Dr. Denis Mukwege, the Congolese Nobel laureate, similarly urged western nations to drop their double standards, noting how the swift, forceful response to crises elsewhere is absent for African lives, leaving Africans communities feeling as though their suffering is “totally forgotten” by the world.
That is also the case within the United States—which is often vocal about democracy and rights abroad—Black resistance is met with discomfort when it challenges American complacency. The resurgence of open white supremacist and neofascist movements has been answered by Black-led movements like Black Lives Matter, which demand a true reckoning with racism.
Yet instead of universal support, these modern Black resistances face familiar accusations: too radical, too divisive, too “political.”
In 2020, as protests against police brutality swept the U.S., there were calls to pacify and marginalize the movement. US society and officials alike dusted off their old playbooks, creating terms like “Black Identity Extremists” to monitor Black activists as if they were a domestic enemy.
All of this underlines a harsh reality: Black causes are celebrated only so long as they don’t disturb the existing order.
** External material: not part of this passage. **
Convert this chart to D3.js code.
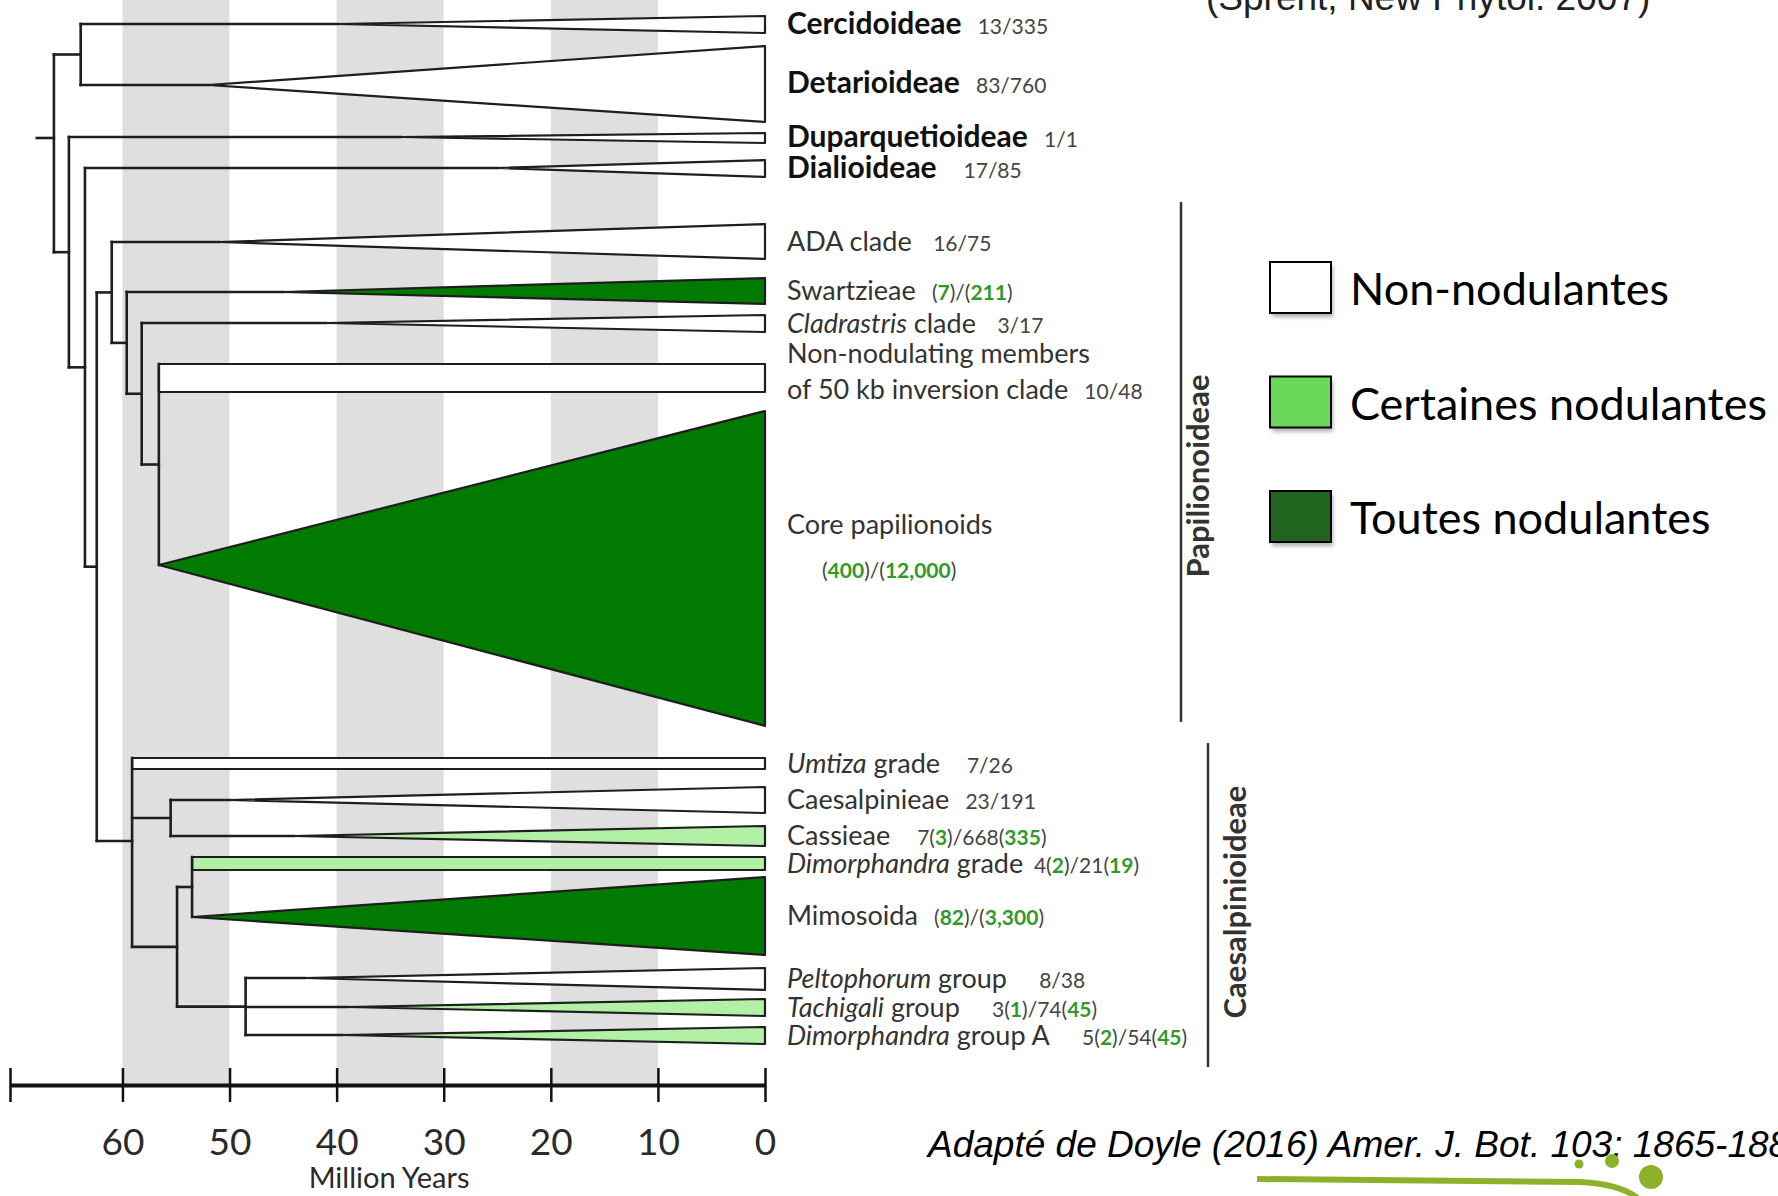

Beyond selective solidarity: learning from Black resistance
The world loves to champion resistance heroes of the past, to name boulevards after them, to quote their most uplifting lines. But true homage to Black liberation movements means learning the lesson they have taught time and time again.
Justice is not a passive endeavor, and solidarity is not selective. Black resistance, in all its forms, shows that organized and collective action is the engine of real change. It teaches that dignity must be defended consistently, not just when convenient. Most importantly, it warns us that silence is political. To remain neutral or indifferent in the face of oppression is to side with the status quo.
If we genuinely want to honour the legacy of Black liberators, we must break out of our transactional, comfort-driven approach to activism. That means refusing to treat Black struggles—whether in Sudan, in Congo, or in Ferguson—as peripheral issues. It means amplifying the voices of Black and African activists on the ground and following their lead, rather than waiting to mourn tragedies after it’s too late. It means acknowledging that an Western (and white) life is not worth more than any other life, and acting on that belief in how we allocate attention, aid, and political pressure.
Above all, becoming more vocal and committed to current Black causes requires that we embrace resistance not just once it’s safe and over, but while it is risky and urgent.
History is not meant to comfort us. It is meant to confront us. To praise Black liberation in retrospect while undermining Black resistance in the present is not enlightened or neutral; it is hypocrisy.
Justice that waits to become convenient is not justice at all.